Only the lines from the one containing "Emit a Python" through the one containing "ax = fig.add_axes([(cx" should be output, both ends included and exactly as they appear, minus any pictures.

========

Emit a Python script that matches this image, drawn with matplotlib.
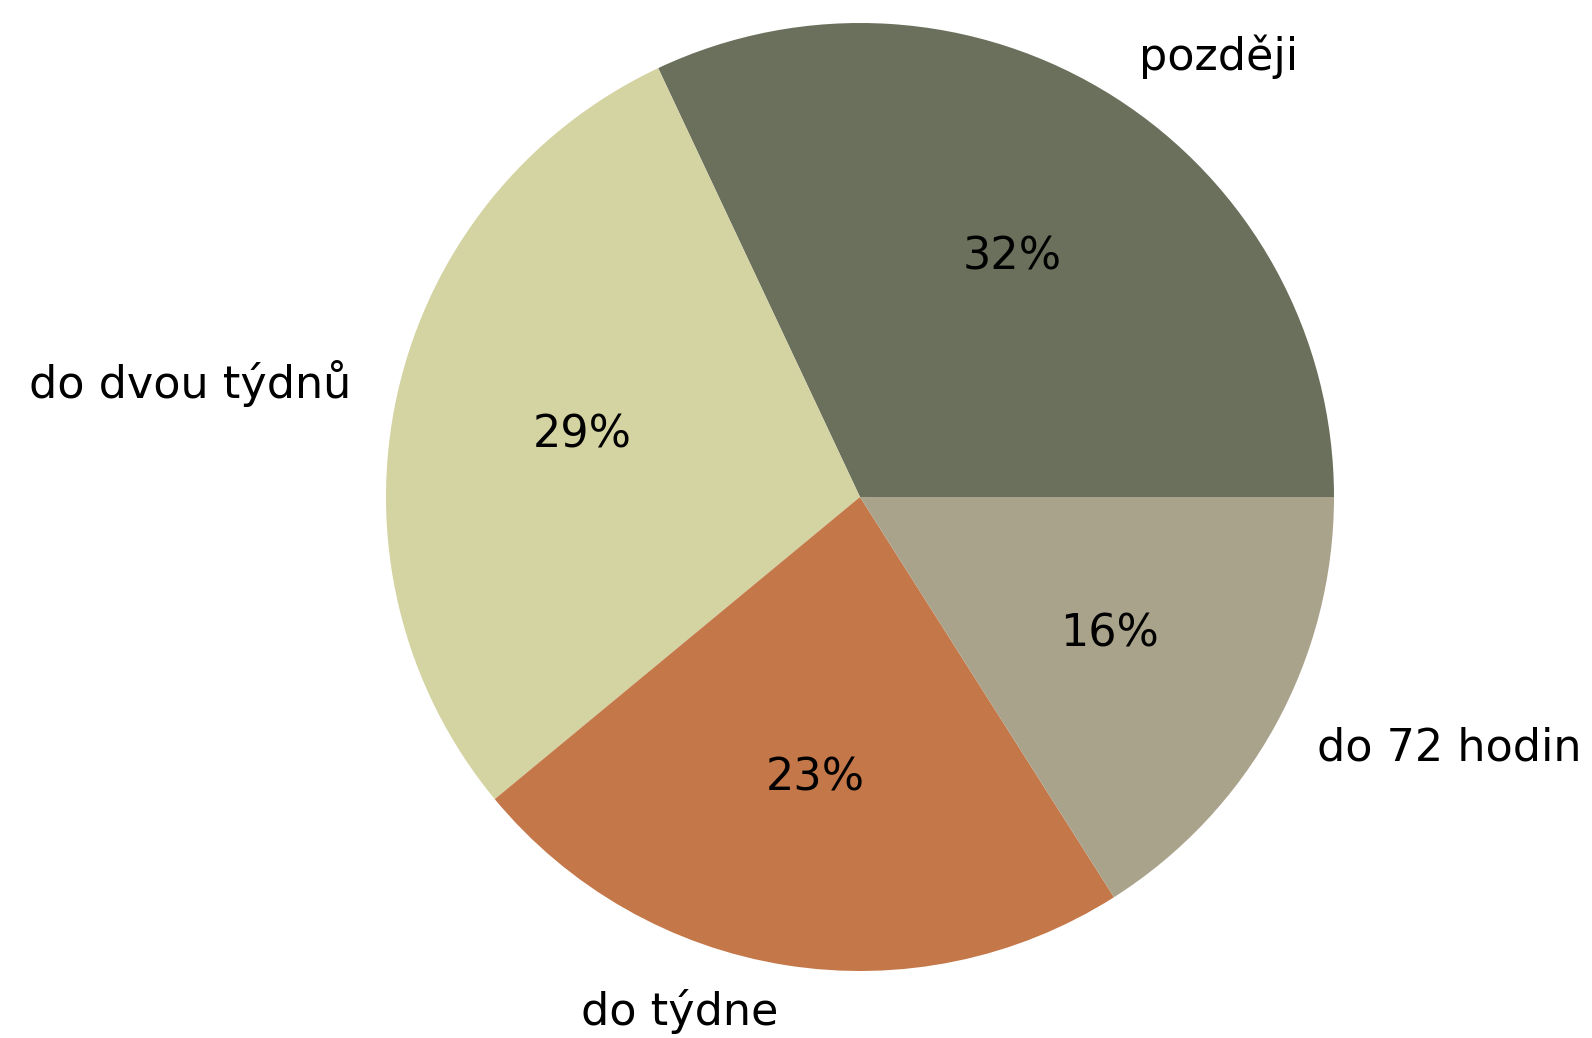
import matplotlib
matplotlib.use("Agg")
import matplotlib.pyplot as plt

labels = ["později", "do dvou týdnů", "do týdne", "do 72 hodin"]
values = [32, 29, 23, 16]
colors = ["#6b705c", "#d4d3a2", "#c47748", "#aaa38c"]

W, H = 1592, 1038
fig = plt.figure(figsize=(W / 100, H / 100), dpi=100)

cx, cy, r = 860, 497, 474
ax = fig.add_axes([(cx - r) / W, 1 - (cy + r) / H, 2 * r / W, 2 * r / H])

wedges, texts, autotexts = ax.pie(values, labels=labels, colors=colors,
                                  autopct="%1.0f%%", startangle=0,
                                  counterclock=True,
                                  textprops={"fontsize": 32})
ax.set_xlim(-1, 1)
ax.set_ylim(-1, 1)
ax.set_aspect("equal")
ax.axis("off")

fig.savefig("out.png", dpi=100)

========

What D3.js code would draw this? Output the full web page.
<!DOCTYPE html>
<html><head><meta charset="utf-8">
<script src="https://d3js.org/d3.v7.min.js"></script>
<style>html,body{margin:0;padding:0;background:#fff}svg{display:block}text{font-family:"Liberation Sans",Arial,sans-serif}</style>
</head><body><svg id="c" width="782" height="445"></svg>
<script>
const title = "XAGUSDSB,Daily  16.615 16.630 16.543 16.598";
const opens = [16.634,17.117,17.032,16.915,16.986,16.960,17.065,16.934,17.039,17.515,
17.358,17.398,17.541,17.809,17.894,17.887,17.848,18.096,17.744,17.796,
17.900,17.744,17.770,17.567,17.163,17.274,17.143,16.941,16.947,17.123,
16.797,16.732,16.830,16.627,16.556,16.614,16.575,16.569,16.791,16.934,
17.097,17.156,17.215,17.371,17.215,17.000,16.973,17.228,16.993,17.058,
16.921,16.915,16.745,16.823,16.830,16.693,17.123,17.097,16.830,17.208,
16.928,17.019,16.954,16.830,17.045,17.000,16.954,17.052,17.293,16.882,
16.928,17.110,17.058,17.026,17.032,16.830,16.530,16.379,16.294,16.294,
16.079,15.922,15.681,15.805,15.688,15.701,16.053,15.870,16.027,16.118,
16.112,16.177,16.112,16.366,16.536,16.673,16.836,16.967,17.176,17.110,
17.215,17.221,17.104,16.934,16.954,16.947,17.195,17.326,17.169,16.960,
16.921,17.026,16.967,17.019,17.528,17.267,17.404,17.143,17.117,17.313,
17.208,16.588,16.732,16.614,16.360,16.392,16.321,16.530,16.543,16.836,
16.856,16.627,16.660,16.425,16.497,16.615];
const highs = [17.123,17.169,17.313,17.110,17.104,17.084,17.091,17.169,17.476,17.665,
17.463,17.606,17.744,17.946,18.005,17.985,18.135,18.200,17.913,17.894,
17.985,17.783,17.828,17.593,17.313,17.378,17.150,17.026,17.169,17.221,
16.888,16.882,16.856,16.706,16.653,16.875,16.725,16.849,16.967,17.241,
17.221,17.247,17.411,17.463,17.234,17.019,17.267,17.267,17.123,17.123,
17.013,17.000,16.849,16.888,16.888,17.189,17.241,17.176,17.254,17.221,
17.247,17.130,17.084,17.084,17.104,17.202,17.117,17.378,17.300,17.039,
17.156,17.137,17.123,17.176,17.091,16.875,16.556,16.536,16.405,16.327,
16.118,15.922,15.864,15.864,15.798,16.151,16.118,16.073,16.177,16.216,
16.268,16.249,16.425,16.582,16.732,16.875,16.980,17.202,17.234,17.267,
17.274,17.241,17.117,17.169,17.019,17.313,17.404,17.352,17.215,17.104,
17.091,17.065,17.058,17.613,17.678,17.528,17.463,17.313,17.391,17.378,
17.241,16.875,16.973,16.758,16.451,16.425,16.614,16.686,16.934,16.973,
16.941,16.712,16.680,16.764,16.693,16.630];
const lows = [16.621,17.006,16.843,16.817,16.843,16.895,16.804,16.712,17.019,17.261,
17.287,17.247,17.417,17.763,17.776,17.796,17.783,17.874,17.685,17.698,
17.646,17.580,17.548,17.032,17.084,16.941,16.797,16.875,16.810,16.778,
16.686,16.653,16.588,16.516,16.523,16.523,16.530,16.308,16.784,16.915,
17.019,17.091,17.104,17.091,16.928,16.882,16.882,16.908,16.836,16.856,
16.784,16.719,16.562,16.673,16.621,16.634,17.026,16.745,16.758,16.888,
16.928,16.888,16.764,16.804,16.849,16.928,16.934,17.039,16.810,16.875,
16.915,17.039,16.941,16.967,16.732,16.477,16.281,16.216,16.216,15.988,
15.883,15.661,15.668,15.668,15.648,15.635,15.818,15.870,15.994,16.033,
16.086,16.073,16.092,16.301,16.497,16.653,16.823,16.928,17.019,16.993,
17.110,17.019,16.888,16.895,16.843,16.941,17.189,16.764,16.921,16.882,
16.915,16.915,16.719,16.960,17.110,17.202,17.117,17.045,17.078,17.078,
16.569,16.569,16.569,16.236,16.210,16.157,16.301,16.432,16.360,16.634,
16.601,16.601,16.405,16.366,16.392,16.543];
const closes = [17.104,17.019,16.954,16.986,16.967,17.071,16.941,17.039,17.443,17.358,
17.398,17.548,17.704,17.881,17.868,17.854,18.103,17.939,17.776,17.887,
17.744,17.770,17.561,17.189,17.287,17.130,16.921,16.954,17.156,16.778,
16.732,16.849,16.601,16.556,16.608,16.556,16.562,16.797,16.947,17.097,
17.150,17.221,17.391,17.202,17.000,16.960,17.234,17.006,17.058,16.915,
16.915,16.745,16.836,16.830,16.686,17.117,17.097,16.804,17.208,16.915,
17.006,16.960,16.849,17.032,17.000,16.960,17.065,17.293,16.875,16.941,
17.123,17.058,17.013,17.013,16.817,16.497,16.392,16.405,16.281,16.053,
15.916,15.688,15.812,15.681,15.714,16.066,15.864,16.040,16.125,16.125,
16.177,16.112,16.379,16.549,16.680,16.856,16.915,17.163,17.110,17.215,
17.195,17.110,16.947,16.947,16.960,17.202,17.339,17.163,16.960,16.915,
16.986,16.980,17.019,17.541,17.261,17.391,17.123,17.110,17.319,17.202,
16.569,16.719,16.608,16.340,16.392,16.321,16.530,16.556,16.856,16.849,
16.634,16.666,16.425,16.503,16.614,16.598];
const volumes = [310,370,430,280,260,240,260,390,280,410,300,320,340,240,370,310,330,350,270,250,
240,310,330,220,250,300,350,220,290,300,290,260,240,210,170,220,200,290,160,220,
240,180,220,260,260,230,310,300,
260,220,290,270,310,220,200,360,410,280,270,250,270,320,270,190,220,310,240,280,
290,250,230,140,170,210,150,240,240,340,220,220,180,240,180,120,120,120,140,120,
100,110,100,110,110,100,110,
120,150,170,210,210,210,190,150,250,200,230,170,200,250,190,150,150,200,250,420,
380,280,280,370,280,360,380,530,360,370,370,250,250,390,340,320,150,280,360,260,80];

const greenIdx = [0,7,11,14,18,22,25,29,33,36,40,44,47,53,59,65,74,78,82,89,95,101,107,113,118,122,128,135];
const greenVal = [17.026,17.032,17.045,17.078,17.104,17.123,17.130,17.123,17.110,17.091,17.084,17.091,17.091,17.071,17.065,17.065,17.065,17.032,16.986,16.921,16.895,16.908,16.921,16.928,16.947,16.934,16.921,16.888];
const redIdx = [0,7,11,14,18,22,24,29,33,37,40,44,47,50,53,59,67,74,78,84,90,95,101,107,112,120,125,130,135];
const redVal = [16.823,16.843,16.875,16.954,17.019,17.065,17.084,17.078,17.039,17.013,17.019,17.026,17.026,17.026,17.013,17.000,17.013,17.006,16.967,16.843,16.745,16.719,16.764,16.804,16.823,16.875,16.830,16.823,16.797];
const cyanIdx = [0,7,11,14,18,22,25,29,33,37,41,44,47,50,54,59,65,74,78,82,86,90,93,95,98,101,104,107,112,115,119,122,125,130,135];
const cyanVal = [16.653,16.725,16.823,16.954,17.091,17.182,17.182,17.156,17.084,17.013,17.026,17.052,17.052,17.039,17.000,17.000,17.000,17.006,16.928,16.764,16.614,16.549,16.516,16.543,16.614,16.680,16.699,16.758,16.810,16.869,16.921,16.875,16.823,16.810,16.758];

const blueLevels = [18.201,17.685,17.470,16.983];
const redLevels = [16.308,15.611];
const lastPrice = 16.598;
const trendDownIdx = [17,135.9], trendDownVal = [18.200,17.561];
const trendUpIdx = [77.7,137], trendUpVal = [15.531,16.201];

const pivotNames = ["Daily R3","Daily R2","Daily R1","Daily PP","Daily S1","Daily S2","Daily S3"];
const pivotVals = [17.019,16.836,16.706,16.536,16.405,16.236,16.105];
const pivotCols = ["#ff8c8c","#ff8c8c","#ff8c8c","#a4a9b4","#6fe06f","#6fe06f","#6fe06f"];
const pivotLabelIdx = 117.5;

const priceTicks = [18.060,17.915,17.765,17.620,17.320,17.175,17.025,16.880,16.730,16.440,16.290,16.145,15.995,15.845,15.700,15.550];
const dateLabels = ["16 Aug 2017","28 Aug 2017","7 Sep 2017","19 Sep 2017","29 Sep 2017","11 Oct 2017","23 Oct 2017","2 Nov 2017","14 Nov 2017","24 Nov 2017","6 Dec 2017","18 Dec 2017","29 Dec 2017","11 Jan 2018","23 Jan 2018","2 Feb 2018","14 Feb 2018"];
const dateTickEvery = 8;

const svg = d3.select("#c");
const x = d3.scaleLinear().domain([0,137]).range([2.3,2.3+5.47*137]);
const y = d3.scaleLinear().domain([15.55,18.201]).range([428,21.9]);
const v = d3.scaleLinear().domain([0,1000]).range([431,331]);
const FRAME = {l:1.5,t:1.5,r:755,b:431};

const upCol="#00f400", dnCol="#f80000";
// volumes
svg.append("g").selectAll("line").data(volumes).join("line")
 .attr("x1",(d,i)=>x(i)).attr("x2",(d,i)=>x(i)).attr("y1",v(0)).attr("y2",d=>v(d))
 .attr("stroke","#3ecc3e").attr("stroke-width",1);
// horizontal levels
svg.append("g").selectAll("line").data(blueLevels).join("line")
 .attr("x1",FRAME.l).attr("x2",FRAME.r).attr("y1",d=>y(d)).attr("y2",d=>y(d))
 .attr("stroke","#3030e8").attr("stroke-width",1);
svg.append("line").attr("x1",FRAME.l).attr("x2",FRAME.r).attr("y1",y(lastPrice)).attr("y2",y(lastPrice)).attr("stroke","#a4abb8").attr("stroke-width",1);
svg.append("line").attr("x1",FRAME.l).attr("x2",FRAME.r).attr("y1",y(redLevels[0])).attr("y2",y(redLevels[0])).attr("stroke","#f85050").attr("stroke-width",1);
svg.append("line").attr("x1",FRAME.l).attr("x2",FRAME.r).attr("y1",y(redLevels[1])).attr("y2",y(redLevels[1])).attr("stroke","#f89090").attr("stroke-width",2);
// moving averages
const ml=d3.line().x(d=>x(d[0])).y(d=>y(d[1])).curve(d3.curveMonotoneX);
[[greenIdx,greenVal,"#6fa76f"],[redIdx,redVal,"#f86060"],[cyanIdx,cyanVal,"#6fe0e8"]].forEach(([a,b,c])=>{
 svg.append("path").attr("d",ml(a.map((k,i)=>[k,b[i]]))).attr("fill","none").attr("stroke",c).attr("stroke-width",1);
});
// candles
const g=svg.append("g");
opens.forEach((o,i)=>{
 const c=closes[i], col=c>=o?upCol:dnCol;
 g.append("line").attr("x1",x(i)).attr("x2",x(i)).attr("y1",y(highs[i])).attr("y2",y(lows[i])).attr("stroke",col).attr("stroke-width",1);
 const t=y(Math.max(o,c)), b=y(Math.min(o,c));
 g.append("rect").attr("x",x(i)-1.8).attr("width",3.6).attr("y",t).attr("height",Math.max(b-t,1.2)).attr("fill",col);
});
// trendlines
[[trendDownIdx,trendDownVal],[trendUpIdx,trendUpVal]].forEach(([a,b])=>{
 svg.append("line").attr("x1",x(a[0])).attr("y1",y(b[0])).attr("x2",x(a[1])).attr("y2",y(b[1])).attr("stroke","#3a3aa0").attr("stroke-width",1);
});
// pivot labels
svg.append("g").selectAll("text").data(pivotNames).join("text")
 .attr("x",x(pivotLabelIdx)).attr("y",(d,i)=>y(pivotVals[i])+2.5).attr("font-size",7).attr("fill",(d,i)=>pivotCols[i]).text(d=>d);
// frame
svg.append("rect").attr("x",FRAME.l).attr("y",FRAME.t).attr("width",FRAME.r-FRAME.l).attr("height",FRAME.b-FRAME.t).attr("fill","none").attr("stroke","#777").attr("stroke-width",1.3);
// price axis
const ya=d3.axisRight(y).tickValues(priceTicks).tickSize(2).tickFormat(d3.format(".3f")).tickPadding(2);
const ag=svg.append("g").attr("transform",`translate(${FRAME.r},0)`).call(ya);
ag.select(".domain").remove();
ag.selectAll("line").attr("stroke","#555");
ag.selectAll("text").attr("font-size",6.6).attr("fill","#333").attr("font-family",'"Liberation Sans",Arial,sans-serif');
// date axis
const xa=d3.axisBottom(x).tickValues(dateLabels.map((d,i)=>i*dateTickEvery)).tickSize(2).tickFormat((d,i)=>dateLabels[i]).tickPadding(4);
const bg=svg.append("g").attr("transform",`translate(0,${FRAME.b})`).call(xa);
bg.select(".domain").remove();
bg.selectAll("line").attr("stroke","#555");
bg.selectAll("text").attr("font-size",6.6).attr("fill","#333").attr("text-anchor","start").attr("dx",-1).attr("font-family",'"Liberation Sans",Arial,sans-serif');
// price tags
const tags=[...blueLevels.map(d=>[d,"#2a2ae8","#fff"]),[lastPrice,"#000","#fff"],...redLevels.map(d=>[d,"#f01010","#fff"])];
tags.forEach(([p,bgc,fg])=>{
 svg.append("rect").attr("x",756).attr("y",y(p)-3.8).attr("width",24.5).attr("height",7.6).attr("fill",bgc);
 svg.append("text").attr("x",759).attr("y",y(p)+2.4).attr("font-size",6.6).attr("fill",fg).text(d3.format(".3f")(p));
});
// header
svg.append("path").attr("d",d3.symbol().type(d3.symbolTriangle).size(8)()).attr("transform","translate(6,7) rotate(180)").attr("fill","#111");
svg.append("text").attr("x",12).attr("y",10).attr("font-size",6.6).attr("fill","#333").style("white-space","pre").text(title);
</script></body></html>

========

- **Response to this task**
Emit a Python script that matches this image, drawn with matplotlib.
import matplotlib
matplotlib.use("Agg")
import matplotlib.pyplot as plt

labels = ["později", "do dvou týdnů", "do týdne", "do 72 hodin"]
values = [32, 29, 23, 16]
colors = ["#6b705c", "#d4d3a2", "#c47748", "#aaa38c"]

W, H = 1592, 1038
fig = plt.figure(figsize=(W / 100, H / 100), dpi=100)

cx, cy, r = 860, 497, 474
ax = fig.add_axes([(cx - r) / W, 1 - (cy + r) / H, 2 * r / W, 2 * r / H])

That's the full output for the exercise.